Failure to understand corporate cybersecurity risks
Enterprises don’t have a great idea about their vulnerability to cyberattacks, the potential of downtime and data theft, and the sophistication of cybercriminals. This lack of knowledge was a burning topic of discussion in 2015 World Economic Forum and is likely to continue doing so for the next few years. Enterprises need to recognize that cyberattacks extend a lot beyond technology, and involve sociological and psychological aspects. Phishing, social engineering, brand tarnishing, and impersonations have already cost organizations that only took a technological view of the need for cybersecurity. Apart from these, the most critical external threat vectors are distributed denial of service attacks, infrastructure attacks, and domain-based threats.
Lack of security policies
The security policy is entirely missing, or long forgotten and hardly updated in most enterprises. Just like enterprises depend on external expertise for legal, financial, and technical issues, it’s high time they acknowledge the need to seek expert solutions to meet cybersecurity risks. A security policy is a great step forward, and a means to mobilize the entire enterprise workforce toward the shared goal of keeping digital assets secure. Security policies that help in cybersecurity risks identification pave the way for cybersecurity governance, help keep the company’s information and networks secure and provide guidelines for handling data risks while dealing with vendors and third parties.

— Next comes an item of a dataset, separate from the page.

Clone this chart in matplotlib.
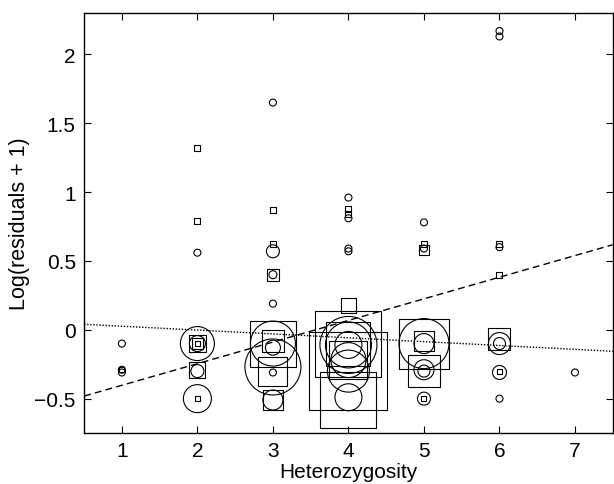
import numpy as np
import matplotlib
matplotlib.use('Agg')
import matplotlib.pyplot as plt

plt.rcParams['font.family'] = ['Liberation Sans', 'DejaVu Sans']

# circles: x, y, diameter (px)
circ_x = [1, 1, 1,
          2, 2, 2, 2, 2,
          3, 3, 3, 3, 3, 3, 3, 3, 3,
          4, 4, 4, 4, 4, 4, 4, 4, 4, 4,
          5, 5, 5, 5, 5, 5, 5,
          6, 6, 6, 6, 6, 6, 6,
          7]
circ_y = [-0.10, -0.29, -0.31,
          0.56, -0.10, -0.10, -0.30, -0.50,
          1.65, 0.57, 0.40, 0.19, -0.10, -0.27, -0.13, -0.31, -0.51,
          0.96, 0.81, 0.59, 0.57, -0.11, -0.11, -0.11, -0.30, -0.49, -0.22,
          0.78, 0.59, -0.10, -0.10, -0.30, -0.29, -0.50,
          2.17, 2.13, 0.60, -0.10, -0.10, -0.31, -0.50,
          -0.31]
circ_d = [7, 7, 7,
          7, 34, 16, 13, 28,
          7, 13, 8, 7, 45, 56, 15, 7, 20,
          7, 7, 7, 7, 57, 46, 27, 42, 27, 35,
          7, 7, 50, 20, 12, 20, 13,
          7, 7, 7, 22, 12, 14, 7,
          7]

# squares: x, y, side (px)
sq_x = [1,
        2, 2, 2, 2, 2, 2, 2,
        3, 3, 3, 3, 3, 3, 3,
        4, 4, 4, 4, 4, 4, 4, 4,
        5, 5, 5, 5, 5, 5,
        6, 6, 6, 6]
sq_y = [-0.29,
        1.32, 0.79, -0.10, -0.10, -0.10, -0.29, -0.50,
        0.87, 0.62, 0.40, -0.10, -0.08, -0.30, -0.51,
        0.875, 0.84, 0.18, -0.10, -0.30, -0.51, -0.10, -0.22,
        0.62, 0.58, -0.10, -0.08, -0.30, -0.50,
        0.62, 0.40, -0.07, -0.30]
sq_d = [5,
        6, 6, 17, 11, 5, 16, 5,
        6, 6, 12, 46, 22, 29, 20,
        6, 6, 15, 66, 78, 56, 44, 38,
        6, 10, 50, 20, 32, 5,
        6, 6, 22, 5]

# regression lines
dash_b, dash_a = 0.157, -0.56
dot_b, dot_a = -0.028, 0.054

fig = plt.figure(figsize=(6.14, 4.85), dpi=100)
ax = fig.add_axes([0.137, 0.105, 0.861, 0.866])

px2pt = 72 / 100
ax.scatter(circ_x, circ_y, s=(np.array(circ_d) * px2pt) ** 2, marker='o',
           facecolors='none', edgecolors='black', linewidths=0.8, zorder=3)
ax.scatter(sq_x, sq_y, s=(np.array(sq_d) * px2pt) ** 2, marker='s',
           facecolors='none', edgecolors='black', linewidths=0.8, zorder=3)

xl = np.array([0.5, 7.5])
ax.plot(xl, dash_a + dash_b * xl, color='black', ls=(0, (5, 3)), lw=1.0, zorder=4)
ax.plot(xl, dot_a + dot_b * xl, color='black', ls=(0, (1, 1.2)), lw=1.0, zorder=4)

ax.set_xlim(0.5, 7.5)
ax.set_ylim(-0.75, 2.3)
ax.set_xticks([1, 2, 3, 4, 5, 6, 7])
ax.set_yticks([-0.5, 0, 0.5, 1, 1.5, 2])
ax.set_yticklabels(['\u22120.5', '0', '0.5', '1', '1.5', '2'])
ax.tick_params(direction='in', top=True, right=True, length=5, width=0.8,
               labelsize=15, pad=6)
for s in ax.spines.values():
    s.set_linewidth(1.0)

ax.set_xlabel('Heterozygosity', fontsize=15, labelpad=1)
ax.set_ylabel('Log(residuals + 1)', fontsize=15.5, labelpad=3)

fig.savefig('out.png', dpi=100)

Abuse of privileges by internal resources
We briefly mentioned nontechnological cybersecurity risks earlier. Unfortunately, an enterprise’s network is as secure as its weakest employee (weak in terms of cybersecurity sensitization). A study conducted and published in the Verizon 2016 Data Breach Investigations Report highlighted several cases of insider privilege misuse, with issues such as access to illicit content, email misuse, installation of unsecured and unlicensed software, mishandling of data, Internet misuse, knowledge abuse, and privileged access abuse. These are cybersecurity risk that many organizations are not aware of. In fact, a strong security policy (discussed earlier) must also incorporate guidelines on internal information handling.
BYOD: Bring your own device (or doom)?
Before anything, here are some stats published in the BYOD & Mobile Security 2016 study.
- BYOD imposes heavy burdens on enterprise IT (35 percent) and helpdesk (27 percent).
- 37 percent of the surveyed organizations had no plans to increase IT security budgets to handle BYOD better.
- Risks such as data loss, malware, download of illicit content, and unauthorized access to systems were acknowledged by a significant percentage of the surveyed enterprises.
Of course, organizations can’t just let go of the advantages of BYOD, but need to adopt the state-of-the-art security means for the same as well. VPNs, multifactor authentication, training around remote usage, etc. are a good starting point.
Lack of cybersecurity sensitization and training
The pace at which the complexity of cyberattacks is growing calls for an equivalent pace and dynamism in the way enterprises deliver security readiness training to employees. In 2016, a PWC report highlighted how phishing was the No. 1 vector of cyberattacks in the year. Coupled with social engineering, the risks of phishing become huge. This is just an example of how enterprises need to invest resources in keeping employees in sync with what’s expected from them in terms of cybersecurity best practices.
Bolster your defenses
It’s time to acknowledge the massive threats that cyberattacks pose for any enterprise, followed by a realization of the most critical cybersecurity risks. Use the practices suggested in this guide to bolster the defenses of your enterprise.